Gas Station-like Algorithm with minimum cost? Greedy or DP?

Question

I have an array of n service stations D[] on a highway such that D[i] is the distance of the station i from the start of the highway.

I also have an array of costs C[] such that C[i] is the cost of getting my vehicle serviced at station i.

I have to get my car serviced at the first station, and my car can travel at most 100 miles between stations.

What is the most efficient algorithm to get from the start of the highway to the end with the least cost (I need to know which stations to stop at)? I was able to find a greedy solution for minimizing the number of stops, but for the least cost, I am thinking DP, with the optimal subproblem:

bestcost[j] = min( 0<i<j bestcost[i] + C[j] s.t. D[j]-D[i] <= 100)

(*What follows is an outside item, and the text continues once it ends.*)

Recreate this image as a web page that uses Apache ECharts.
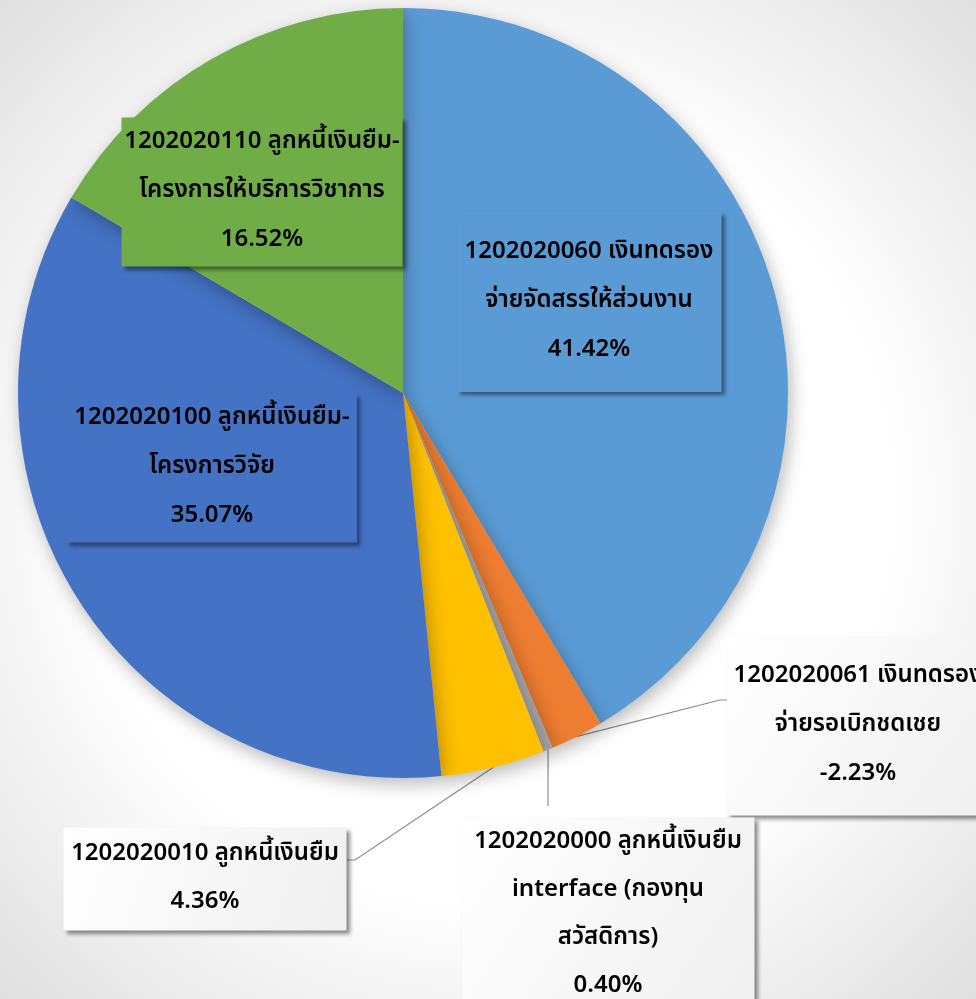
<!DOCTYPE html>
<html>
<head>
<meta charset="utf-8">
<script src="https://cdn.jsdelivr.net/npm/echarts@6/dist/echarts.min.js"></script>
<style>html,body{margin:0;padding:0;background:#fff}#chart{width:976px;height:999px}</style>
</head>
<body>
<div id="chart"></div>
<script>
// Categories (line breaks as they wrap in the picture)
const categories = [
  '1202020060 เงินทดรอง\nจ่ายจัดสรรให้ส่วนงาน',
  '1202020061 เงินทดรอง\nจ่ายรอเบิกชดเชย',
  '1202020000 ลูกหนี้เงินยืม\ninterface (กองทุน\nสวัสดิการ)',
  '1202020010 ลูกหนี้เงินยืม',
  '1202020100 ลูกหนี้เงินยืม-\nโครงการวิจัย',
  '1202020110 ลูกหนี้เงินยืม-\nโครงการให้บริการวิชาการ'
];
// Shares in percent (signed, as labelled)
const shares = [41.42, -2.23, 0.40, 4.36, 35.07, 16.52];
const colors = ['#5B9BD5', '#ED7D31', '#A5A5A5', '#FFC000', '#4472C4', '#70AD47'];

const whiteBox = {
  type: 'linear', x: 0, y: 0, x2: 1, y2: 1,
  colorStops: [{offset: 0, color: '#ffffff'}, {offset: 1, color: '#f0f0f0'}]
};

// label box styling / placement (layout only)
const labelBoxes = [
  {cx: 589, cy: 302, w: 245, pad: [16, 10, 17, 10], lh: 49, bg: colors[0], inside: true},
  {cx: 858, cy: 726, w: 242, pad: [16, 10, 16, 10], lh: 49, bg: whiteBox, line: [[720, 700], [729, 700]]},
  {cx: 608, cy: 915, w: 281, pad: [0, 6, 3, 6], lh: 48, bg: whiteBox, line: [[548, 806], [548, 806]]},
  {cx: 205, cy: 879, w: 271, pad: [4, 6, 3, 6], lh: 48, bg: whiteBox, line: [[355, 860], [347, 860]]},
  {cx: 212, cy: 468, w: 280, pad: [1, 5, 1, 5], lh: 49, bg: colors[4], inside: true},
  {cx: 262, cy: 192, w: 271, pad: [1, 5, 1, 5], lh: 49, bg: colors[5], inside: true}
];

const data = categories.map((name, i) => {
  const b = labelBoxes[i];
  return {
    name: name,
    value: Math.abs(shares[i]),
    itemStyle: {color: colors[i]},
    label: {
      backgroundColor: b.bg,
      padding: b.pad,
      width: b.w,
      overflow: 'none',
      lineHeight: b.lh,
      align: 'center',
      verticalAlign: 'middle'
    },
    labelLine: {show: !b.inside}
  };
});

const chart = echarts.init(document.getElementById('chart'), null, {renderer: 'canvas'});
chart.setOption({
  backgroundColor: {
    type: 'radial', x: 0.5, y: 0.5, r: 0.75,
    colorStops: [
      {offset: 0, color: '#ffffff'},
      {offset: 0.55, color: '#ffffff'},
      {offset: 1, color: '#dcdcdc'}
    ]
  },
  animation: false,
  series: [{
    type: 'pie',
    center: [403, 393],
    radius: 385,
    startAngle: 90,
    clockwise: true,
    avoidLabelOverlap: false,
    data: data,
    itemStyle: {
      shadowBlur: 18,
      shadowOffsetX: 3,
      shadowOffsetY: 6,
      shadowColor: 'rgba(0,0,0,0.28)'
    },
    label: {
      show: true,
      position: 'outside',
      color: '#000',
      fontSize: 24,
      fontWeight: 600,
      overflow: 'none',
      fontFamily: '"Noto Sans Thai", "Noto Sans", sans-serif',
      shadowBlur: 4,
      shadowOffsetX: 3,
      shadowOffsetY: 3,
      shadowColor: 'rgba(0,0,0,0.45)',
      formatter: (p) => p.name + '\n' + shares[p.dataIndex].toFixed(2) + '%'
    },
    labelLine: {
      show: true,
      lineStyle: {color: '#8c8c8c', width: 1.2}
    },
    labelLayout: function (params) {
      const b = labelBoxes[params.dataIndex];
      const out = {x: b.cx, y: b.cy, align: 'center', verticalAlign: 'middle'};
      if (!b.inside && params.labelLinePoints) {
        out.labelLinePoints = [params.labelLinePoints[0], b.line[0], b.line[1]];
      }
      return out;
    }
  }]
});
</script>
</body>
</html>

and have a separate array last[j] which contains the last station at which to stop, which would be the best i from above subproblem.

Would this be the right approach, or is there a better Greedy / DP solution?

Answer 1

The recurrence is better written as

bestcost_serviced_at[j] =
  min(0<i<j: bestcost_serviced_at[i] + C[j] s.t. D[j]-D[i] <= 100)

because the recurrence gives the optimal cost assuming that the vehicle actually stops at station j for service.

Then the solution to the problem is

min (j: bestcost_serviced_at[j] s.t. highway_end - D[j] <= 100)

I don't think a greedy algorithm would work.